Le cabriolet spécial 6C 2500 Pinin Farina
En 1946, la production est passée à 146 unités, entre les voitures finies et les châssis envoyés aux carrossiers. L’un de ces derniers a été transformé en version décapotable et transporté au Salon de l’automobile de Paris, mais en tant que pays vaincu, l’Italie a été exclue de l’événement.
Un carrossier entreprenant gare cependant sa voiture devant l’entrée du Gran Palais et l’emmène chaque soir sur la place de l’Opéra. Cela a suffi pour assurer le succès de la voiture et de son créateur, Battista « Pinin » Farina.
Toujours en 1946, la Freccia d’Oro originale a été construite sur un châssis Sport à Portello. Elle présentait un arrière court et arrondi qui reflétait les derniers développements en matière d’aérodynamique. Ce modèle allait inspirer de nombreuses versions ambitieuses. Pinin Farina a créé un élégant coupé aux lignes révolutionnaires et une berlinette primée pour le concours de Cernobbio. Achille Castoldi, le champion des bateaux à moteur, achète un coupé Touring et utilise au Salon de Genève la même tactique que Farina avait utilisée à Paris.
Un modèle VIP
Tyrone Power a conduit son Alfa Romeo 6C 2500 dans tout Rome, Juan Peron et sa femme Evita en voulaient une pour frimer à Milan. Elle a été achetée par des personnalités comme le roi Farouk d’Égypte et Ranieri III de Montecarlo.
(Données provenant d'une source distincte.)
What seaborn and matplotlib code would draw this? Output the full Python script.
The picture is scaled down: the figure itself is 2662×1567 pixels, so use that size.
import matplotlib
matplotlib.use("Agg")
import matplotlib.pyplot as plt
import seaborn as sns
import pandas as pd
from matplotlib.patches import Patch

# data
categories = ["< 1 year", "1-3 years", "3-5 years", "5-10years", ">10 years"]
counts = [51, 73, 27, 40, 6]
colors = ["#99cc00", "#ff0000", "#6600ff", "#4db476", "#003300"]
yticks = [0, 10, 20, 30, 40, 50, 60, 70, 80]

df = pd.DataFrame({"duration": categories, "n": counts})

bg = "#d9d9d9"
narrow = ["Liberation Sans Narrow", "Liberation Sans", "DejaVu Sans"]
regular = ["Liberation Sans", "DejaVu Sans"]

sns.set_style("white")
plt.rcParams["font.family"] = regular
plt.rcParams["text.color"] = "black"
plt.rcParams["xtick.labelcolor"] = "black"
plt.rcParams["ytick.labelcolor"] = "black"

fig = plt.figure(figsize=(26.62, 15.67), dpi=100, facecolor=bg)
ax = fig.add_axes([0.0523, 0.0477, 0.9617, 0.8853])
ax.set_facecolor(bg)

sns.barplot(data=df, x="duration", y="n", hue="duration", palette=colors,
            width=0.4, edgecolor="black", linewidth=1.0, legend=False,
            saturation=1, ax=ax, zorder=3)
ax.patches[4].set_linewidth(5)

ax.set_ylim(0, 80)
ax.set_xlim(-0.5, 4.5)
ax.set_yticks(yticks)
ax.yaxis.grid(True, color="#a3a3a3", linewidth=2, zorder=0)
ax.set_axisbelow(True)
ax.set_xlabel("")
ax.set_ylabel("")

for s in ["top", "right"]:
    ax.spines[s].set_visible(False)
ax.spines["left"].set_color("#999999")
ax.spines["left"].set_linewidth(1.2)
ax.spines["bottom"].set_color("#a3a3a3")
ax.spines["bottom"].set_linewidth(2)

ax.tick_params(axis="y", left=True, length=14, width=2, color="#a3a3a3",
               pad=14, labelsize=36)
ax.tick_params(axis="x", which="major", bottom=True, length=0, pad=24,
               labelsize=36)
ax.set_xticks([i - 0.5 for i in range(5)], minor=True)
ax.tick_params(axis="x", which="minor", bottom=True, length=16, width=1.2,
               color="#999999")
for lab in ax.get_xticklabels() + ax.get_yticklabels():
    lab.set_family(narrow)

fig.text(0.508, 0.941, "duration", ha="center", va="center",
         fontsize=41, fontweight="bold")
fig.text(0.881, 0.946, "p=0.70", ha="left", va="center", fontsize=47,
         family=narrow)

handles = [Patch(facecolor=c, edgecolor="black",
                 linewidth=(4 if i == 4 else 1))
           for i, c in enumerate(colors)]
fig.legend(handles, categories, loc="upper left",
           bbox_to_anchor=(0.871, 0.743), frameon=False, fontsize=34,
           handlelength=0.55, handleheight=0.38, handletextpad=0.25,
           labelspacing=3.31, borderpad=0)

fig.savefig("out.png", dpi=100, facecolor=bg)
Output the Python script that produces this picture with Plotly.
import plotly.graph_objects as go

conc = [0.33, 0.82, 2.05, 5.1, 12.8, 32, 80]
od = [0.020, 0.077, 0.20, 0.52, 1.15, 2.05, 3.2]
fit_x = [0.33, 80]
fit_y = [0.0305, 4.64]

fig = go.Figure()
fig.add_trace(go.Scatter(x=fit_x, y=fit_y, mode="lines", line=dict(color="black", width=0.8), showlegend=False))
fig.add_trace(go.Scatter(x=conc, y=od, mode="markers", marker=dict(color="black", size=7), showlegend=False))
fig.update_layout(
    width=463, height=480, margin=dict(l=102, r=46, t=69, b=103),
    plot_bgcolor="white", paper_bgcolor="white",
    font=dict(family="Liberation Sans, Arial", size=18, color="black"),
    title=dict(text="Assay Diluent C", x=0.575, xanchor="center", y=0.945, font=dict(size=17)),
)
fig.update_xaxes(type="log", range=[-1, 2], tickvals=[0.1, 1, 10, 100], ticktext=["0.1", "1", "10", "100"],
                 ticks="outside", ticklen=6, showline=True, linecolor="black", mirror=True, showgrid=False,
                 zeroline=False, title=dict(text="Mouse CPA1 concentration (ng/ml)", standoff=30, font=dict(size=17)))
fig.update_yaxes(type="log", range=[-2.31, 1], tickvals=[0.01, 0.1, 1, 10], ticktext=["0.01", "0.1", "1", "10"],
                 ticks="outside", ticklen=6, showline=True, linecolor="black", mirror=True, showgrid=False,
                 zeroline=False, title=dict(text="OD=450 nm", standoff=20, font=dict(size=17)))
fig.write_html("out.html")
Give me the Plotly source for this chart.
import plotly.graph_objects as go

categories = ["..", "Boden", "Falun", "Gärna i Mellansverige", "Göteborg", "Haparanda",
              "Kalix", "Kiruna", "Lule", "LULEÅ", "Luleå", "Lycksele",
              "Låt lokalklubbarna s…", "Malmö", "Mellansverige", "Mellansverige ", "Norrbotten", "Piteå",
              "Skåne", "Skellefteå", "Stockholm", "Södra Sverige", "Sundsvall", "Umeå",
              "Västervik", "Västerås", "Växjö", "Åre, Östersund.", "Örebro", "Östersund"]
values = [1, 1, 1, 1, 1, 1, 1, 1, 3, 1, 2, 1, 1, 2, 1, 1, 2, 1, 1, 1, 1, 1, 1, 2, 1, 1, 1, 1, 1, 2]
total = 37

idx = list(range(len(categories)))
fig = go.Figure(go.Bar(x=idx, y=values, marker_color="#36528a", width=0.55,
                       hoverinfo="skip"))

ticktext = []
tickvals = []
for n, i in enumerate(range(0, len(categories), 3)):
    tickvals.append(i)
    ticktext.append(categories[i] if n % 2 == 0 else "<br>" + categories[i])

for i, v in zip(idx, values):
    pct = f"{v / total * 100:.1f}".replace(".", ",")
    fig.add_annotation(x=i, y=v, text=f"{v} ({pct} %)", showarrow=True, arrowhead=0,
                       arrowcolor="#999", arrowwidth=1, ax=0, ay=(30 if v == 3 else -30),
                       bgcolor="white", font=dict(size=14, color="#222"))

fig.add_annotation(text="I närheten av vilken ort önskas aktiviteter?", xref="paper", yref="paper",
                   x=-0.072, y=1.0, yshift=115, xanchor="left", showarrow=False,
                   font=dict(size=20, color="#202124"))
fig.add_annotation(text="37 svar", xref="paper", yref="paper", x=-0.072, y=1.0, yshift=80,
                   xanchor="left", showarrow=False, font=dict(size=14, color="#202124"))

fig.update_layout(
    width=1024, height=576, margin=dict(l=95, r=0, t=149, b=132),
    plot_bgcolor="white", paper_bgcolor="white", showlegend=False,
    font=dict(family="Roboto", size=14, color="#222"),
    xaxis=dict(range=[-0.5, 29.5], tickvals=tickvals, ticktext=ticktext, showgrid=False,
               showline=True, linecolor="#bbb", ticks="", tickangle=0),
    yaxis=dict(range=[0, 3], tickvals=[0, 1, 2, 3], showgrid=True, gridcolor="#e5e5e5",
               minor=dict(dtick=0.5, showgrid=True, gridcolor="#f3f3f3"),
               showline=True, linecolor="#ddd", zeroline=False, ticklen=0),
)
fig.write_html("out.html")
Le 27 mai 1949, lorsque Rita Hayworth arrive pour épouser le prince Ali Khan à la mairie de Cannes, elle conduit un modèle 6C 2500 qu’elle vient de recevoir en cadeau de mariage. Ce modèle avait un corps gris élégant, avec un capot bleu profond et un rembourrage qui s’harmonisait parfaitement avec la tenue de la mariée. Le mariage avait été initialement prévu pour début mai, mais il a été reporté en raison de la tragédie aérienne de Superga, où toute l’équipe de football de « Grande Torino » a péri. Le prince était un fan de football de Turin.
La 6C 2500 SS Coupé Villa d’Este
La 6C 2500 SS « Villa d’Este » a été l’un des derniers modèles Alfa Romeo à être construit avec un châssis porteur séparé de la carrosserie. Seuls 36 exemplaires ont été réalisés, tous des créations uniques, selon les souhaits de ses propriétaires et l’inspiration de ses carrossiers.
Partant du coupé 6C 2500 SS, construit par sa propre entreprise de carrosserie de tourisme, Bianchi Anderloni a introduit des changements majeurs. L’avant a été redessiné, les quatre phares sont mieux intégrés à la carrosserie, et deux prises de refroidissement allongées superposées ont été ajoutées. Les passages de roue sont intégrés aux côtés, mais bien visibles. Le pare-brise a été divisé en deux parties et incliné. L’arrière était très bas et prononcé, avec deux petits phares ronds et élégants clairement visibles.
Un chef-d’œuvre de l’art automobile du XXe siècle est né. Lors de l’édition 1949 du concours d’élégance de la Villa d’Este, cette voiture a remporté le « Grand Prix Référendum », le prix décerné directement par le public, mariant à jamais son nom à l’événement.